Commanders and leaders
- Stephen III: Eminek Mârza

Strength
- 10,000: 10,000–30,000

Casualties and losses
- Unknown: Very heavy

= Battle of Ștefănești =

1476 battle between Moldavia and Crimean Tatars

The Battle of Ştefăneşti took place in July 1476, during the Moldavian–Ottoman War, between the Moldavian army of Voivode Stephen the Great and Crimean–Nogai Tatar forces of Murza Eminek Mârza, resulting in Moldavian victory.

== Prelude ==

After the Ottoman defeat at Battle of Vaslui in 1475, Sultan Mehmed II decided to personally lead the campaign in 1476. On 29 May, the Ottoman and Tatar fleet launched failed assaults on Cetatea Albă and Chilia. However, Mehmed II would then intend to divert Stephen the Great's main army, sending out a force of Crimean and Nogai Tatars to raid northern Moldavia. This put Stephen into a difficult position, but nonetheless he decided to lead the Moldavian army to Ștefănești, in order to repel the Tatar invasion.

== Battle ==

When the battle took place at Ștefănești, Stephen's army wasn't at full strength, since his irregular forces requested to demobilize and head home. Stephen complied with the demands of his irregular army, leaving him with only 10,000 regular troops. On the opposing side, there was a raiding force consisting of 10,000–30,000 Tatars.

After the Tatars crossed the Dniester, they "caused great destruction and looting". Stephen left parts of his army at the Danube and headed towards Ștefănești. The Tatars began to retreat at the news of the Great Horde attack on the Crimean Khanate. However, they were pursued by the Moldavian cavalry. According to Jan Długosz, after the Moldavians caught up with the Tatars, Stephen "threw himself upon the army of the Tatars, whose powers he feared more than those of the Turks. And with God's help you crush them in a fierce slaughter. And he pursued the fugitives with such zeal that he killed more in flight than in battle".

== Aftermath ==

The battle resulted in Moldavian victory and enormous losses to the Tatars.
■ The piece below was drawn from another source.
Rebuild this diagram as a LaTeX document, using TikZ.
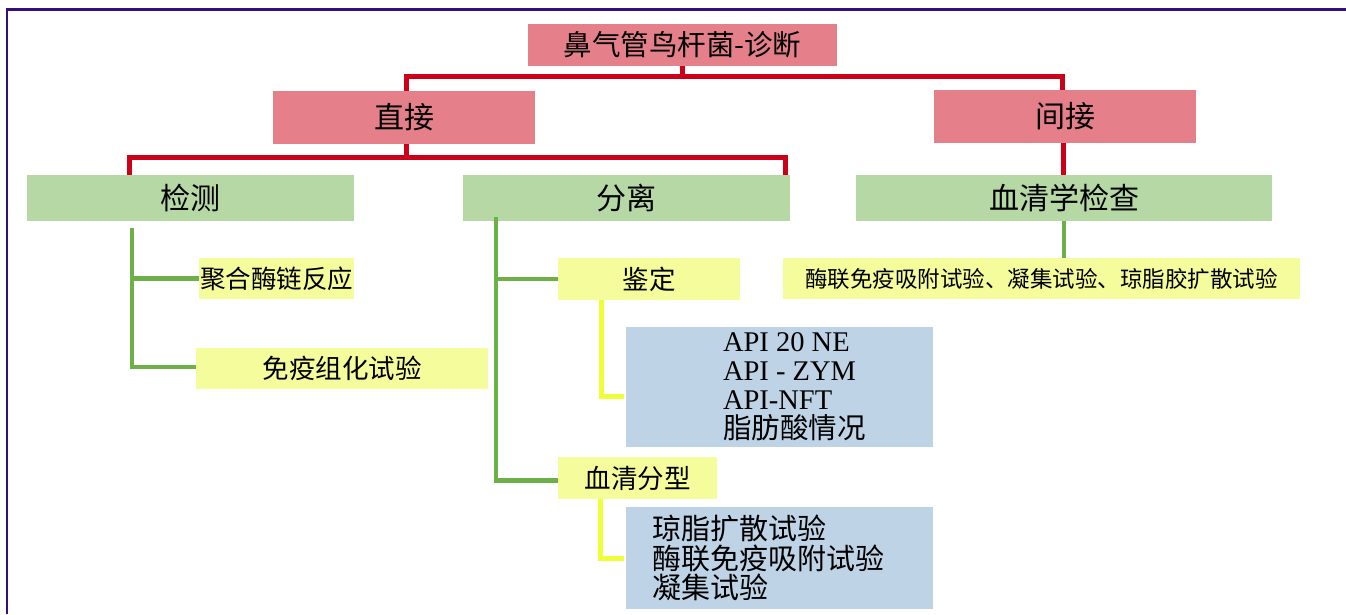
\documentclass[tikz,border=0pt]{standalone}
\usepackage{fontspec}
\setmainfont{Liberation Serif}
\newfontfamily\cjk{Noto Sans CJK SC}
\usetikzlibrary{calc}
\definecolor{boxred}{HTML}{E5808A}
\definecolor{linered}{HTML}{CC0019}
\definecolor{boxgreen}{HTML}{B5D8A4}
\definecolor{linegreen}{HTML}{6DB048}
\definecolor{boxyellow}{HTML}{F4FC9C}
\definecolor{lineyellow}{HTML}{EEFF38}
\definecolor{boxblue}{HTML}{BED4E6}
\definecolor{framepurple}{HTML}{35107A}
\tikzset{
  basebox/.style={rectangle, inner sep=0pt, outer sep=0pt, text=black},
  redbox/.style={basebox, fill=boxred},
  greenbox/.style={basebox, fill=boxgreen},
  yellowbox/.style={basebox, fill=boxyellow},
  bluebox/.style={basebox, fill=boxblue},
  redline/.style={draw=linered, line width=5pt},
  greenline/.style={draw=linegreen, line width=4.5pt},
  yellowline/.style={draw=lineyellow, line width=5pt},
  cjkfont/.style={font=\cjk\fontsize{#1}{#1}\selectfont},
}
\begin{document}
\begin{tikzpicture}[x=1pt,y=-1pt]
\useasboundingbox (0,0) rectangle (1346,614);
% frame
\draw[framepurple, line width=2.5pt] (7,614) -- (7,9.5) -- (1346,9.5);

% level 1
\node[redbox, cjkfont=28.5, minimum width=309pt, minimum height=42pt] (title) at (682.5,45) {鼻气管鸟杆菌-诊断};
% level 2
\node[redbox, cjkfont=30, minimum width=262pt, minimum height=53pt] (zj) at (404,117.5) {直接};
\node[redbox, cjkfont=30, minimum width=262pt, minimum height=53pt] (jj) at (1065,116.5) {间接};
% level 3
\node[greenbox, cjkfont=30, minimum width=327pt, minimum height=46pt] (jc) at (190.5,198) {检测};
\node[greenbox, cjkfont=30, minimum width=327pt, minimum height=46pt] (fl) at (626.5,198) {分离};
\node[greenbox, cjkfont=30, minimum width=416pt, minimum height=46pt] (xq) at (1064,198) {血清学检查};
% level 4
\node[yellowbox, cjkfont=25.5, minimum width=155pt, minimum height=41pt] (pcr) at (276.5,278.5) {聚合酶链反应};
\node[yellowbox, cjkfont=26.5, minimum width=292pt, minimum height=41pt] (ihc) at (342,368.5) {免疫组化试验};
\node[yellowbox, cjkfont=26.5, minimum width=182pt, minimum height=42pt] (jd) at (649,279) {鉴定};
\node[yellowbox, cjkfont=26.5, minimum width=159pt, minimum height=42pt] (xf) at (637.5,478) {血清分型};
\node[yellowbox, cjkfont=22.5, minimum width=517pt, minimum height=41pt] (elisa) at (1041.5,278.5) {酶联免疫吸附试验、凝集试验、琼脂胶扩散试验};
% level 5
\node[bluebox, minimum width=307pt, minimum height=120pt] (api) at (779.5,387) {};
\node[basebox, anchor=west, align=left, font=\fontsize{28.5}{29}\selectfont] (apitext) at (723,387) {API 20 NE\\API - ZYM\\API-NFT\\{\cjk 脂肪酸情况}};
\node[bluebox, minimum width=307pt, minimum height=102pt] (sero) at (779.5,558) {};
\node[basebox, anchor=west, align=left, font=\cjk\fontsize{29}{29.5}\selectfont] (serotext) at (652,558) {琼脂扩散试验\\酶联免疫吸附试验\\凝集试验};

% red connectors
\coordinate (r1) at ($(title.south)+(0,10)$);
\draw[redline] (title.south) -- (r1);
\draw[redline] ([xshift=2pt]zj.north) |- (r1) -| ([xshift=-3pt]jj.north);
\coordinate (r2) at ($(zj.south)+(2,13)$);
\draw[redline] ([xshift=2pt]zj.south) -- (r2);
\draw[redline] ([xshift=-61.5pt]jc.north) |- (r2) -| ([xshift=158.5pt]fl.north);
\draw[redline] ([xshift=-2pt]jj.south) -- ([xshift=-2pt]jj.south |- xq.north);

% green connectors
\coordinate (g1) at ($(jc.south)+(-58.5,7)$);
\draw[greenline] (g1) |- ([yshift=1.5pt]ihc.west);
\draw[greenline] (g1 |- pcr.west) -- (pcr.west);
\coordinate (g2) at ($(fl.south)+(-130.5,-4)$);
\draw[greenline] (g2) |- ([yshift=-2.5pt]xf.west);
\draw[greenline] (g2 |- jd.west) -- (jd.west);
\draw[greenline] (xq.south) -- (xq.south |- elisa.north);

% yellow connectors
\draw[yellowline] ([xshift=-48pt]jd.south) |- ([xshift=-2pt,yshift=-9pt]api.west);
\draw[yellowline] ([xshift=-37.5pt]xf.south) |- ([xshift=-2pt]sero.west);
\end{tikzpicture}
\end{document}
Murza Eminek Mârza in his letter to Sultan Mehmed II stated: "the infidel, coming after us, made a fierce war with us; many of our men have perished; two of my brothers became martyrs; skilled fighters, horses and weapons perished".

Despite Stephen's victory against Tatars at Ștefănești, his focus on Tatar attacks in the north allowed the Ottoman army of Mehmed II to move deeper into Moldavia, with Stephen's next confrontation culminating in a less successful Battle of Valea Albă.